The time is nine years from now, America in 2022. The “New Founders of America” have decreed that every year there will be a 12 hour period when all laws are suspended, including murder. The idea is for people to get rid of all their bad urges in this 12 hour period. As a result, according to the government, violent crime is way down the rest of the year.

The story germinated in the mind of writer/director James DeMonaco when he juxtaposed two incidents in his mind. The first was a road rage confrontation he had in the presence of his wife. The second occurred a few years later when he was living in Toronto and noticed that the Canadian TV news was far less violent than American news, which concentrates on violent acts. So he devised this story as a devastating indictment, not on American culture, but on the news that the main stream media chooses to report, and how that affects American culture.

James Sandin (Ethan Hawke) has made a fortune building houses that can be turned into fortresses for wonderful security. After he and his wife, Mary (Lena Heady) and two children Charlie (Max Burkholder) and Zoey (Adelaide Kane) prepare for the night of purging, it begins. As a bloody stranger (Edwin Hodge) enters the picture, things quickly go from good to bad to horrible.

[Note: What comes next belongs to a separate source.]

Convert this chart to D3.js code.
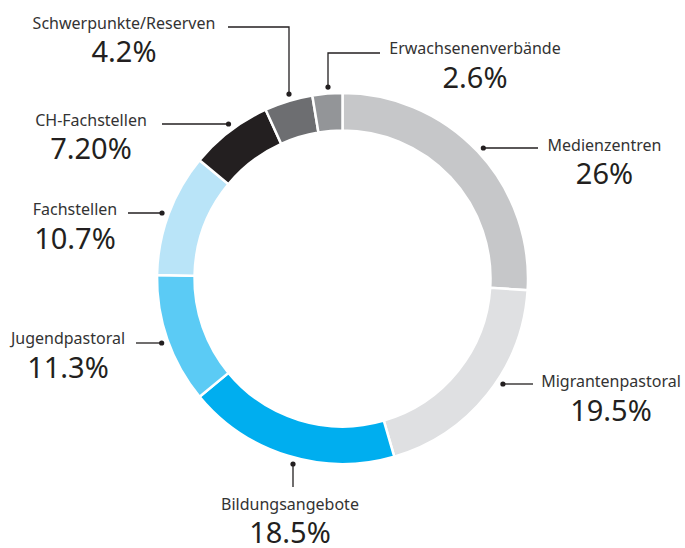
<!DOCTYPE html>
<html>
<head>
<meta charset="utf-8">
<script src="https://cdn.jsdelivr.net/npm/d3@7"></script>
<style>
  body { margin: 0; background: #fff; }
  svg { display: block; }
</style>
</head>
<body>
<div id="chart"></div>
<script>
// data, clockwise from 12 o'clock
const categories = ["Medienzentren", "Migrantenpastoral", "Bildungsangebote", "Jugendpastoral",
    "Fachstellen", "CH-Fachstellen", "Schwerpunkte/Reserven", "Erwachsenenverbände"];
const values = [26, 19.5, 18.5, 11.3, 10.7, 7.2, 4.2, 2.6];
const valueLabels = ["26%", "19.5%", "18.5%", "11.3%", "10.7%", "7.20%", "4.2%", "2.6%"];
const colors = ["#c6c7c9", "#dfe0e2", "#00aeef", "#5bcbf5", "#b9e4f8", "#231f20", "#6d6e71", "#939598"];

const width = 685, height = 548;
const cx = 342.5, cy = 278.5;
const outerR = 185.5, innerR = 148, dotR = 192;

// callout layout: side = where the leader goes, lineY / dotX fix the dot on the circle
const callouts = [
    { side: "right", lineY: 148, endX: 538, tx: 604.5, ty: 151, py: 184 },
    { side: "right", lineY: 384, endX: 533, tx: 611, ty: 387, py: 421 },
    { side: "down", dotX: 293, endY: 487, tx: 290, ty: 510, py: 543 },
    { side: "left", lineY: 343, endX: 136, tx: 68, ty: 344, py: 378 },
    { side: "left", lineY: 213, endX: 128, tx: 75, ty: 215, py: 249 },
    { side: "left", lineY: 124, endX: 162, tx: 91, ty: 126, py: 159 },
    { side: "up", dotX: 289, elbowY: 27, endX: 228, tx: 124, ty: 29, py: 62 },
    { side: "up", dotX: 328, elbowY: 53, endX: 380, tx: 475, ty: 54, py: 88 }
];

const svg = d3.select("#chart").append("svg")
    .attr("width", width)
    .attr("height", height);

const g = svg.append("g").attr("transform", `translate(${cx},${cy})`);

const pie = d3.pie().sort(null).value(d => d);
const arc = d3.arc().innerRadius(innerR).outerRadius(outerR);

g.selectAll("path.slice")
    .data(pie(values))
    .enter().append("path")
    .attr("class", "slice")
    .attr("d", arc)
    .attr("fill", (d, i) => colors[i])
    .attr("stroke", "#fff")
    .attr("stroke-width", 2.5);

// leader lines + dots
callouts.forEach((c, i) => {
    let dx, dy, pts;
    if (c.side === "left" || c.side === "right") {
        dy = c.lineY - cy;
        dx = Math.sqrt(dotR * dotR - dy * dy) * (c.side === "left" ? -1 : 1);
        pts = [[cx + dx, c.lineY], [c.endX, c.lineY]];
    } else {
        dx = c.dotX - cx;
        dy = Math.sqrt(dotR * dotR - dx * dx) * (c.side === "up" ? -1 : 1);
        if (c.side === "up") {
            pts = [[c.dotX, cy + dy], [c.dotX, c.elbowY], [c.endX, c.elbowY]];
        } else {
            pts = [[c.dotX, cy + dy], [c.dotX, c.endY]];
        }
    }
    svg.append("path")
        .attr("d", d3.line()(pts))
        .attr("fill", "none")
        .attr("stroke", "#231f20")
        .attr("stroke-width", 1.3);
    svg.append("circle")
        .attr("cx", pts[0][0])
        .attr("cy", pts[0][1])
        .attr("r", 2.6)
        .attr("fill", "#231f20");

    svg.append("text")
        .attr("x", c.tx)
        .attr("y", c.ty)
        .attr("text-anchor", "middle")
        .style("font-family", "'Noto Sans', sans-serif")
        .style("font-size", "16px")
        .attr("fill", "#333333")
        .text(categories[i]);

    svg.append("text")
        .attr("x", c.tx)
        .attr("y", c.py)
        .attr("text-anchor", "middle")
        .style("font-family", "'Noto Sans', sans-serif")
        .style("font-size", "29px")
        .attr("fill", "#231f20")
        .text(valueLabels[i]);
});
</script>
</body>
</html>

If you can suspend your incredulity, and accept the premise, this is a gripping thriller aided immeasurably by tension-enhancing music (Nathan Whitehead) and neo-Gothic cinematography (Jacques Jouffret), which keep this from descending into a camp horror film. It is produced by Michael Bay who knows his way around a thriller.

Hawke, Heady, Burkholder, Kane, and Hodge give fine performances, as does the main bad guy, Rhys Wakefield, who is unfailingly but frightenly polite and well-dressed. This was on the cusp of being camp and laughable, but for me it held up, even through the violent, bloody ending.